> **Instructions to follow**:
Make an exact copy of the data below, leaving out every picture.

----

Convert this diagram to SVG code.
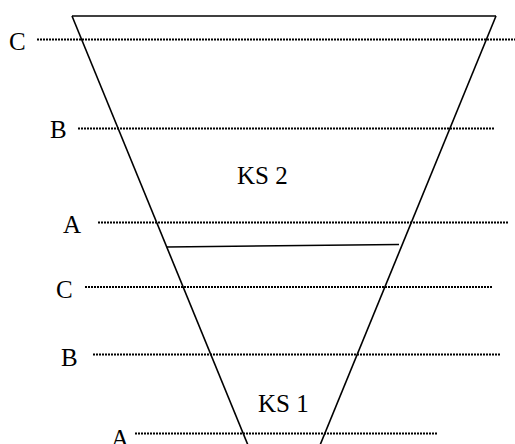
<svg xmlns="http://www.w3.org/2000/svg" width="515" height="444" viewBox="0 0 515 444">
  <style>
    .solid { stroke: #000; stroke-width: 1.6; fill: none; }
    .dot { stroke: #000; stroke-width: 2; stroke-dasharray: 2 1; fill: none; }
    .lbl { font-family: "Liberation Serif", "Times New Roman", serif; font-size: 25px; fill: #000; }
  </style>
  <rect width="515" height="444" fill="#fff"/>
  <g id="levels">
    <line class="dot" x1="37" y1="39.5" x2="515" y2="39.5"/>
    <line class="dot" x1="78" y1="128.5" x2="495" y2="128.5"/>
    <line class="dot" x1="98" y1="222.5" x2="508" y2="222.5"/>
    <line class="dot" x1="85" y1="287" x2="493" y2="287"/>
    <line class="dot" x1="93" y1="354.5" x2="501" y2="354.5"/>
    <line class="dot" x1="135" y1="433.5" x2="437" y2="433.5"/>
  </g>
  <g id="funnel">
    <line class="solid" x1="72" y1="16" x2="496" y2="16"/>
    <line class="solid" x1="72" y1="16" x2="250.8" y2="452"/>
    <line class="solid" x1="496" y1="16" x2="317.2" y2="452"/>
    <line class="solid" x1="167" y1="247" x2="399" y2="244.5"/>
  </g>
  <g id="labels">
    <text class="lbl" x="9" y="50">C</text>
    <text class="lbl" x="50" y="138">B</text>
    <text class="lbl" x="237" y="184">KS 2</text>
    <text class="lbl" x="63" y="232.5">A</text>
    <text class="lbl" x="56" y="298">C</text>
    <text class="lbl" x="61" y="365.5">B</text>
    <text class="lbl" x="258" y="411.5">KS 1</text>
    <text class="lbl" x="111" y="446.5">A</text>
  </g>
</svg>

----

> **Exercise solution**:
Convert this diagram to SVG code.
<svg xmlns="http://www.w3.org/2000/svg" width="515" height="444" viewBox="0 0 515 444">
  <style>
    .solid { stroke: #000; stroke-width: 1.6; fill: none; }
    .dot { stroke: #000; stroke-width: 2; stroke-dasharray: 2 1; fill: none; }
    .lbl { font-family: "Liberation Serif", "Times New Roman", serif; font-size: 25px; fill: #000; }
  </style>
  <rect width="515" height="444" fill="#fff"/>
  <g id="levels">
    <line class="dot" x1="37" y1="39.5" x2="515" y2="39.5"/>
    <line class="dot" x1="78" y1="128.5" x2="495" y2="128.5"/>
    <line class="dot" x1="98" y1="222.5" x2="508" y2="222.5"/>
    <line class="dot" x1="85" y1="287" x2="493" y2="287"/>
    <line class="dot" x1="93" y1="354.5" x2="501" y2="354.5"/>
    <line class="dot" x1="135" y1="433.5" x2="437" y2="433.5"/>
  </g>
  <g id="funnel">
    <line class="solid" x1="72" y1="16" x2="496" y2="16"/>
    <line class="solid" x1="72" y1="16" x2="250.8" y2="452"/>
    <line class="solid" x1="496" y1="16" x2="317.2" y2="452"/>
    <line class="solid" x1="167" y1="247" x2="399" y2="244.5"/>
  </g>
  <g id="labels">
    <text class="lbl" x="9" y="50">C</text>
    <text class="lbl" x="50" y="138">B</text>
    <text class="lbl" x="237" y="184">KS 2</text>
    <text class="lbl" x="63" y="232.5">A</text>
    <text class="lbl" x="56" y="298">C</text>
    <text class="lbl" x="61" y="365.5">B</text>
    <text class="lbl" x="258" y="411.5">KS 1</text>
    <text class="lbl" x="111" y="446.5">A</text>
  </g>
</svg>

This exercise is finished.